The exact relations between science and technology in particular have been debated by scientists, historians, and policymakers in the late 20th century, in part because the debate can inform the funding of basic and applied science. In the immediate wake of World War II, for example, it was widely considered in the United States that technology was simply "applied science" and that to fund basic science was to reap technological results in due time. An articulation of this philosophy could be found explicitly in Vannevar Bush's treatise on postwar science policy, Science – The Endless Frontier: "New products, new industries, and more jobs require continuous additions to knowledge of the laws of nature ... This essential new knowledge can be obtained only through basic scientific research." In the late-1960s, however, this view came under direct attack, leading towards initiatives to fund science for specific tasks (initiatives resisted by the scientific community). The issue remains contentious, though most analysts resist the model that technology simply is a result of scientific research.
Technology has many effects. It has helped develop more advanced economies (including today's global economy) and has allowed the rise of a leisure class. Many technological processes produce unwanted by-products known as pollution and deplete natural resources to the detriment of Earth's environment. Various implementations of technology influence the values of a society and new technology often raises new ethical questions. Examples include the rise of the notion of efficiency in terms of human productivity, and the challenges of bioethics.
Complex Technological System
Thomas P. Hughes stated that because technology has been considered as a key way to solve problems, we need to be aware of its complex and varied characters to use it more efficiently. What is the difference between a wheel or a compass and cooking machines such as an oven or a gas stove? Can we consider all of them, only a part of them, or none of them as technologies?

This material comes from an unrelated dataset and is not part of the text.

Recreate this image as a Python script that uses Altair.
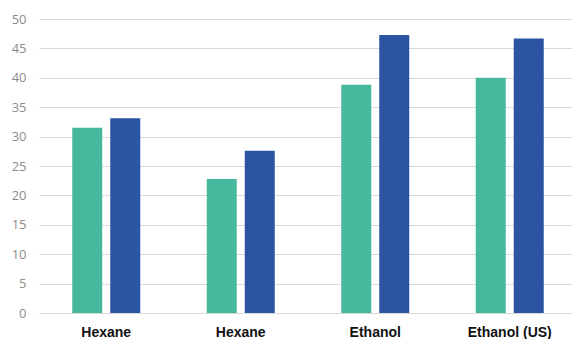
import json
import altair as alt
import pandas as pd

categories = ["Hexane", "Hexane", "Ethanol", "Ethanol (US)"]
series_names = ["Series 1", "Series 2"]
series1 = [31.5, 22.8, 38.8, 40.0]
series2 = [33.1, 27.6, 47.3, 46.7]
y_ticks = [0, 5, 10, 15, 20, 25, 30, 35, 40, 45, 50]

rows = []
for i, cat in enumerate(categories):
    rows.append({"idx": i, "series": series_names[0], "value": series1[i]})
    rows.append({"idx": i, "series": series_names[1], "value": series2[i]})
df = pd.DataFrame(rows)

label_expr = json.dumps(categories) + "[datum.value]"

chart = alt.Chart(df).mark_bar().encode(
    x=alt.X("idx:O", title=None,
            scale=alt.Scale(paddingInner=0, paddingOuter=0, range=[1, 539]),
            axis=alt.Axis(labelExpr=label_expr, labelAngle=0, ticks=False, domain=False,
                          labelFont="Liberation Sans", labelFontWeight="bold", labelFontSize=14,
                          labelColor="#111111", labelPadding=12, grid=False)),
    xOffset=alt.XOffset("series:N", sort=series_names,
                        scale=alt.Scale(paddingInner=0.2105, paddingOuter=0.875)),
    y=alt.Y("value:Q", title=None,
            scale=alt.Scale(domain=[0, 50], nice=False),
            axis=alt.Axis(values=y_ticks, ticks=False, domain=False, gridColor="#d9d9d9",
                          gridWidth=1.2, labelFont="Open Sans", labelFontSize=13,
                          labelColor="#8c8c8c", labelPadding=12)),
    color=alt.Color("series:N", sort=series_names, legend=None,
                    scale=alt.Scale(domain=series_names, range=["#47b79d", "#2b54a3"])),
).properties(
    width=534, height=294,
    autosize=alt.AutoSizeParams(type="none"),
    padding={"left": 38, "top": 19, "right": 0, "bottom": 26},
).configure(background="white", view=alt.ViewConfig(stroke=None))

chart.save("out.html", embed_options={"renderer": "svg", "actions": False})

Technology is often considered too narrowly; according to Hughes, "Technology is a creative process involving human ingenuity. This definition's emphasis on creativity avoids unbounded definitions that may mistakenly include cooking “technologies," but it also highlights the prominent role of humans and therefore their responsibilities for the use of complex technological systems.
Yet, because technology is everywhere and has dramatically changed landscapes and societies, Hughes argues that engineers, scientists, and managers have often believed that they can use technology to shape the world as they want. They have often supposed that technology is easily controllable and this assumption has to be thoroughly questioned. For instance, Evgeny Morozov particularly challenges two concepts: “Internet-centrism” and “solutionism." Internet-centrism refers to the idea that our society is convinced that the Internet is one of the most stable and coherent forces. Solutionism is the ideology that every social issue can be solved thanks to technology and especially thanks to the internet. In fact, technology intrinsically contains uncertainties and limitations. According to Alexis Madrigal's review of Morozov's theory, to ignore it will lead to “unexpected consequences that could eventually cause more damage than the problems they seek to address." Benjamin R. Cohen and Gwen Ottinger also discussed the multivalent effects of technology.

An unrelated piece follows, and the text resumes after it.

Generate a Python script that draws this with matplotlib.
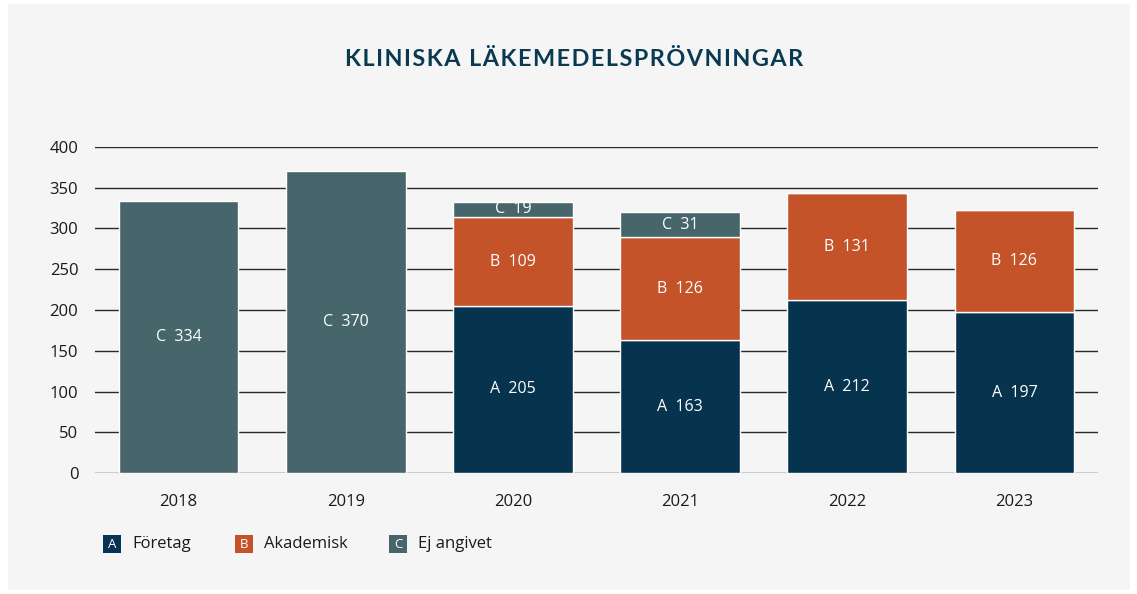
import numpy as np
import matplotlib.pyplot as plt
from matplotlib.patches import Rectangle

# Data
years = ['2018', '2019', '2020', '2021', '2022', '2023']
foretag = [0, 0, 205, 163, 212, 197]
akademisk = [0, 0, 109, 126, 131, 126]
ej_angivet = [334, 370, 19, 31, 0, 0]
y_ticks = [0, 50, 100, 150, 200, 250, 300, 350, 400]

colors = {'A': '#06344f', 'B': '#c4532a', 'C': '#47666b'}
bg = '#f5f5f5'

plt.rcParams['font.family'] = ['Open Sans', 'DejaVu Sans']

fig = plt.figure(figsize=(11.37, 5.94), dpi=100, facecolor='white')
# light grey panel behind everything
fig.patches.append(Rectangle((8 / 1137, 4 / 594), 1122 / 1137, 586 / 594,
                             transform=fig.transFigure, facecolor=bg,
                             edgecolor='none', zorder=-10))

ax = fig.add_axes([95 / 1137, 121 / 594, 1003 / 1137, 326 / 594])
ax.patch.set_visible(False)

x = np.arange(len(years))
width = 0.715

# Stack the three series
bottom = np.zeros(len(years))
for letter, values in [('A', foretag), ('B', akademisk), ('C', ej_angivet)]:
    values = np.array(values, dtype=float)
    ax.bar(x, values, width, bottom=bottom, color=colors[letter],
           edgecolor='white', linewidth=1, zorder=3)
    for xi, v, b in zip(x, values, bottom):
        if v > 0:
            ax.text(xi, b + v / 2, f'{letter}  {int(v)}', ha='center',
                    va='center', color='white', fontsize=11.5, zorder=4)
    bottom += values

ax.set_xlim(-0.5, len(years) - 0.5)
ax.set_ylim(0, 400)
ax.set_yticks(y_ticks)
ax.set_xticks(x)
ax.set_xticklabels(years)
ax.tick_params(axis='both', length=0, labelsize=12, colors='#1a1a1a')
ax.tick_params(axis='y', pad=12)
ax.tick_params(axis='x', pad=15)
ax.yaxis.grid(True, color='#2a2a2a', linewidth=1, zorder=1)
ax.set_axisbelow(True)
for s in ax.spines.values():
    s.set_visible(False)

# Title with a little extra letter spacing
title = 'KLINISKA LÄKEMEDELSPRÖVNINGAR'
fig.text(574 / 1137, 1 - 60 / 594, '\u200a'.join(title), ha='center',
         va='center', fontsize=16.8, fontweight='bold', color='#0a3a52',
         family=['Lato', 'DejaVu Sans'])

# Legend with lettered squares
legend_items = [('A', 'Företag', 103), ('B', 'Akademisk', 235), ('C', 'Ej angivet', 389)]
for letter, label, px in legend_items:
    fig.patches.append(Rectangle((px / 1137, 1 - 553 / 594), 18 / 1137, 18 / 594,
                                 transform=fig.transFigure,
                                 facecolor=colors[letter], edgecolor='none'))
    fig.text((px + 9) / 1137, 1 - 544 / 594, letter, ha='center', va='center',
             color='white', fontsize=9.5)
    fig.text((px + 29) / 1137, 1 - 544 / 594, label, ha='left', va='center',
             color='#1a1a1a', fontsize=12)

plt.savefig('out.png', dpi=100, facecolor='white')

Therefore, recognition of the limitations of technology, and more broadly, scientific knowledge, is needed – especially in cases dealing with environmental justice and health issues. Ottinger continues this reasoning and argues that the ongoing recognition of the limitations of scientific knowledge goes hand in hand with scientists and engineers’ new comprehension of their role. Such an approach of technology and science "[require] technical professionals to conceive of their roles in the process differently. collaborators in research and problem solving rather than simply providers of information and technical solutions."
Competitiveness
Technology is properly defined as any application of science to accomplish a function. The science can be leading edge or well established and the function can have high visibility or be significantly more mundane, but it is all technology, and its exploitation is the foundation of all competitive advantage.
Technology-based planning is what was used to build the US industrial giants before WWII e.g., Dow, DuPont, GM and it is what was used to transform the US into a superpower. It was not economic-based planning.